● DATA SECTION
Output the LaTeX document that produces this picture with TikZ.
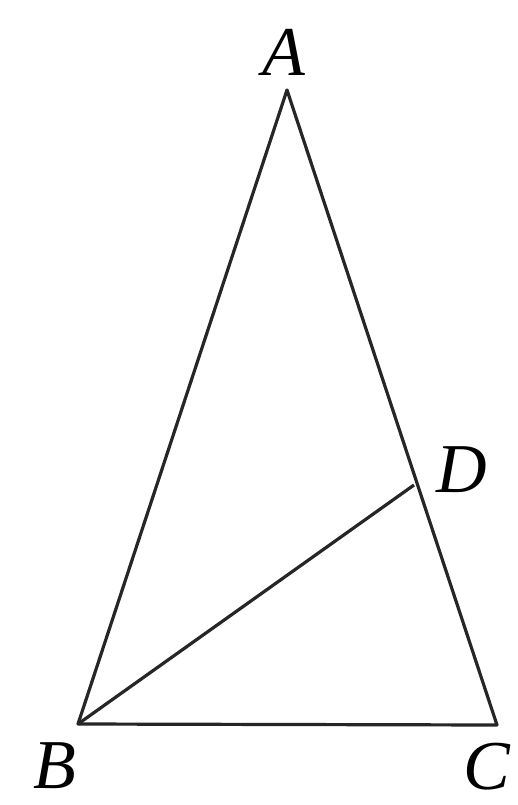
\documentclass[tikz,border=0pt]{standalone}
\usepackage{fontspec}
\setmainfont{Liberation Serif}
\begin{document}
\begin{tikzpicture}[x=1pt,y=-1pt,
  edge/.style={line width=3.2pt, draw=black!85, line join=round},
  lbl/.style={font=\fontsize{70}{74}\selectfont\itshape, inner sep=0pt}]
\useasboundingbox (0,0) rectangle (518,805);
\coordinate (A) at (287,90);
\coordinate (B) at (78,724);
\coordinate (C) at (497,725);
\coordinate (D) at (414,485);
\draw[edge] (A) -- (B) -- (C) -- cycle;
\draw[edge] (B) -- (D);
\node[lbl] (la) at (284,52) {A};
\node[lbl] (lb) at (55,766) {B};
\node[lbl] (lc) at (487,767) {C};
\node[lbl] (ld) at (462,470) {D};
\end{tikzpicture}
\end{document}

● DIRECTIONS
Write out the whole listing exactly, and drop the pictures.

● RESPONSE FOR THIS EXERCISE
Output the LaTeX document that produces this picture with TikZ.
\documentclass[tikz,border=0pt]{standalone}
\usepackage{fontspec}
\setmainfont{Liberation Serif}
\begin{document}
\begin{tikzpicture}[x=1pt,y=-1pt,
  edge/.style={line width=3.2pt, draw=black!85, line join=round},
  lbl/.style={font=\fontsize{70}{74}\selectfont\itshape, inner sep=0pt}]
\useasboundingbox (0,0) rectangle (518,805);
\coordinate (A) at (287,90);
\coordinate (B) at (78,724);
\coordinate (C) at (497,725);
\coordinate (D) at (414,485);
\draw[edge] (A) -- (B) -- (C) -- cycle;
\draw[edge] (B) -- (D);
\node[lbl] (la) at (284,52) {A};
\node[lbl] (lb) at (55,766) {B};
\node[lbl] (lc) at (487,767) {C};
\node[lbl] (ld) at (462,470) {D};
\end{tikzpicture}
\end{document}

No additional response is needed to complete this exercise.